• **Written exercise**
Wherever a line in the data below holds "with", copy that line.

• **Stored data**
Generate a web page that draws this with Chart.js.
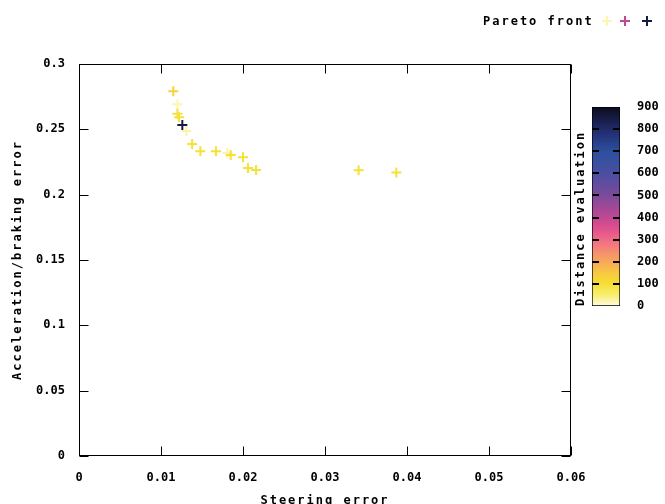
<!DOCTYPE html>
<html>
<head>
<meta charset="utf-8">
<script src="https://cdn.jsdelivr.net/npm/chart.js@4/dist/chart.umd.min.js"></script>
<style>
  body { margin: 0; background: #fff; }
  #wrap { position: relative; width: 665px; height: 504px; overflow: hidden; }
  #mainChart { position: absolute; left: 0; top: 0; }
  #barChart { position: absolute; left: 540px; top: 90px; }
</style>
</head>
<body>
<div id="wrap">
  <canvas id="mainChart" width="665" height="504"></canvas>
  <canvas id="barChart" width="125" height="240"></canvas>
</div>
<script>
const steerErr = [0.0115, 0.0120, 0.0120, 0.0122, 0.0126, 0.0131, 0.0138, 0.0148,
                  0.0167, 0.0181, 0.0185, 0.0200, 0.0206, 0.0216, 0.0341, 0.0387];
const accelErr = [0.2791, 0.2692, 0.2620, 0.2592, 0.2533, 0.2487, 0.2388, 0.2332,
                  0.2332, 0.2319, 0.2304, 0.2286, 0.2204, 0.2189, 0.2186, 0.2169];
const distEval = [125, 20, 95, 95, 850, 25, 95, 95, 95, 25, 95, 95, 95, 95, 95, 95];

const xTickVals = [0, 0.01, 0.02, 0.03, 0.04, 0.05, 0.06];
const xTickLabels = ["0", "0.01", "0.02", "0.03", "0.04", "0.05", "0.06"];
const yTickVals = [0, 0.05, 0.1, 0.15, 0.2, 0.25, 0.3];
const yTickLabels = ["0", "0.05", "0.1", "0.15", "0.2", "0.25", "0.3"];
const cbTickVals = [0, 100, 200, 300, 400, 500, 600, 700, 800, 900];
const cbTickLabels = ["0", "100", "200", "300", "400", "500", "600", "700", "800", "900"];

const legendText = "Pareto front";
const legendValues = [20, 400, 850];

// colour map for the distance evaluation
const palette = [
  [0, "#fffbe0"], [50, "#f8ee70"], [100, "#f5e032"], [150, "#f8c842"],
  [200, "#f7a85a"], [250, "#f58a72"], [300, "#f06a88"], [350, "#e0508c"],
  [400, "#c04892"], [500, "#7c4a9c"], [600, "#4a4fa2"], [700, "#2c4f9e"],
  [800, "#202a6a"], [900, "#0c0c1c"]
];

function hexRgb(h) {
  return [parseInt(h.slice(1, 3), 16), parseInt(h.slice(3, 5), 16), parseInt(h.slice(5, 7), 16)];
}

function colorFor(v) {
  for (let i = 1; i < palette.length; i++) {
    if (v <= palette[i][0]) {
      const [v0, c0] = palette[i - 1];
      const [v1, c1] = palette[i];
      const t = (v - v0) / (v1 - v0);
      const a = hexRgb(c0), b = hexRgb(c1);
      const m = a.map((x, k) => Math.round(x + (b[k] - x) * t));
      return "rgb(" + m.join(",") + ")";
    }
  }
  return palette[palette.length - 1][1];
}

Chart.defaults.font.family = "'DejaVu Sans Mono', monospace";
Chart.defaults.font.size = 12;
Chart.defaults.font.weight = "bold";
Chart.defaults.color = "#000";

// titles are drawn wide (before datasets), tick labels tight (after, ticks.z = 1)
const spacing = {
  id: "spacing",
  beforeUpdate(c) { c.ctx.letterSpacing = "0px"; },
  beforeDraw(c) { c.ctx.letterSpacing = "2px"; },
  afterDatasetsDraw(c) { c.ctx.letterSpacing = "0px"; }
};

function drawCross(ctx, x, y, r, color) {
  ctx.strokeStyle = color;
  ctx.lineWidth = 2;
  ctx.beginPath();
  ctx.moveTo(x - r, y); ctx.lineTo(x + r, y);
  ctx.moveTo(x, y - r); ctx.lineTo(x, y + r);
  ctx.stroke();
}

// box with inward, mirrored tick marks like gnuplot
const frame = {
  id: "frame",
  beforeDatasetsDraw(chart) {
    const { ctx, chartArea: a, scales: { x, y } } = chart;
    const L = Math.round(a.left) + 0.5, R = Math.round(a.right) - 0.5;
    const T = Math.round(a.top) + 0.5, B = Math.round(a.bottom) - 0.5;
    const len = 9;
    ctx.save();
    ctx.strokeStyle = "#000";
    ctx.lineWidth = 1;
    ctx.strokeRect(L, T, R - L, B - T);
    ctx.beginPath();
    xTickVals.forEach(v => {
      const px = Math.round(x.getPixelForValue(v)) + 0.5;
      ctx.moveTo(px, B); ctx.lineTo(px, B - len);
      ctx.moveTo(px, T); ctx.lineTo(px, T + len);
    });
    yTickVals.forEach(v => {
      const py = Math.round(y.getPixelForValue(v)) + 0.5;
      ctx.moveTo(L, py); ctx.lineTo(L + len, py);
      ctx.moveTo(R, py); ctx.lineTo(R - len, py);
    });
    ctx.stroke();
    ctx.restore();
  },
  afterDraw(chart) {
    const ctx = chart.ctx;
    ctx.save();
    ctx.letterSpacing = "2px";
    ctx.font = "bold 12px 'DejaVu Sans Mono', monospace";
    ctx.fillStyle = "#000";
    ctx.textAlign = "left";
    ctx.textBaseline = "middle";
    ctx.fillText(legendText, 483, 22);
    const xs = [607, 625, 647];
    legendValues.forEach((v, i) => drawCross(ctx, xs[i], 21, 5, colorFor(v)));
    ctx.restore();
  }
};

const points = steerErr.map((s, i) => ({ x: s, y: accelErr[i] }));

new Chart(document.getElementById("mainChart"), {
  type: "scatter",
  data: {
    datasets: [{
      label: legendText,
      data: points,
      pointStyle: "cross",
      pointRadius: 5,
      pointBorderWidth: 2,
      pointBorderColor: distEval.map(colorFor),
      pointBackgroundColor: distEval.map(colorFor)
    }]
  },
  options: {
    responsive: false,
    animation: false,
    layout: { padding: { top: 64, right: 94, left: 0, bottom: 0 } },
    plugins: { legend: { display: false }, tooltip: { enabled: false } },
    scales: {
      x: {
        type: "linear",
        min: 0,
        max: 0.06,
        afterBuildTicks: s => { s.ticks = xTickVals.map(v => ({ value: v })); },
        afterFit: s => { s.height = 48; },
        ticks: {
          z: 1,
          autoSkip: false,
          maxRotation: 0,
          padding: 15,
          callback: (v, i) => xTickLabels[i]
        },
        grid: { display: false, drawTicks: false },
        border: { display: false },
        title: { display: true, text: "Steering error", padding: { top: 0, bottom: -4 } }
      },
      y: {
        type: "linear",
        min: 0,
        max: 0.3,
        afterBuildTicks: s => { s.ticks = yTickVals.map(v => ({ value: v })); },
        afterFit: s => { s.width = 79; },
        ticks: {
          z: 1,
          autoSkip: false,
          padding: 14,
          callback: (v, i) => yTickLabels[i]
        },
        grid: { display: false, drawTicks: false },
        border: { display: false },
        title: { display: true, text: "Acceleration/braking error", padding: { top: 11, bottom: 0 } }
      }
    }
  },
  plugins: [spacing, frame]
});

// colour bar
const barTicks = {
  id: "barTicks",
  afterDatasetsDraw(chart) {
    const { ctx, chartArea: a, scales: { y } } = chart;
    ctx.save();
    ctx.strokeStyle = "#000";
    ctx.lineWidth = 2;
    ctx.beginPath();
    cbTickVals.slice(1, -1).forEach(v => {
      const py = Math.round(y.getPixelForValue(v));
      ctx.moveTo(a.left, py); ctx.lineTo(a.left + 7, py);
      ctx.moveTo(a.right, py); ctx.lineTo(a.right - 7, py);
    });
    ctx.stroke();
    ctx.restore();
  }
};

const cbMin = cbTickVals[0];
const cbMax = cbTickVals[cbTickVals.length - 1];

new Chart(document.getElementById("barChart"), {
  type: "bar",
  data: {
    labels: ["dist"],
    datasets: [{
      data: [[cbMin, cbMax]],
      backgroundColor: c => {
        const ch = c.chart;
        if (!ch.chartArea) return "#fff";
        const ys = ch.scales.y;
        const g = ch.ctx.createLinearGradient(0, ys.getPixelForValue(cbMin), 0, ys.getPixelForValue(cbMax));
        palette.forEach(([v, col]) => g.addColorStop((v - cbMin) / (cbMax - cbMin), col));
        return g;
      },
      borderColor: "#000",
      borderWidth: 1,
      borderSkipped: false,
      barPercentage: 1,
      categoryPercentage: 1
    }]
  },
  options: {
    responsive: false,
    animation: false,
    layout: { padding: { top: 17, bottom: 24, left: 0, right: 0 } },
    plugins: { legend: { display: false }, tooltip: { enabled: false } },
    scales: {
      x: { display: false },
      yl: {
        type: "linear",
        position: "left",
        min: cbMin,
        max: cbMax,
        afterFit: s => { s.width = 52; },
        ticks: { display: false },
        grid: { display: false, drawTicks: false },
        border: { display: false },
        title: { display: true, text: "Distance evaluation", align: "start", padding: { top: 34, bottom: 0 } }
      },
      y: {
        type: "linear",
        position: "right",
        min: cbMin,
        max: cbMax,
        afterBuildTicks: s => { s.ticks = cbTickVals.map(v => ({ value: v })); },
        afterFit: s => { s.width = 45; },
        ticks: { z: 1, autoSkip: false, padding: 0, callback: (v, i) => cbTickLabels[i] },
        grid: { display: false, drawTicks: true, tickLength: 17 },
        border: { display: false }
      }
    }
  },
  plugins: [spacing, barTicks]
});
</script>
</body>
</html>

• **Exercise solution**
Generate a web page that draws this with Chart.js.
// box with inward, mirrored tick marks like gnuplot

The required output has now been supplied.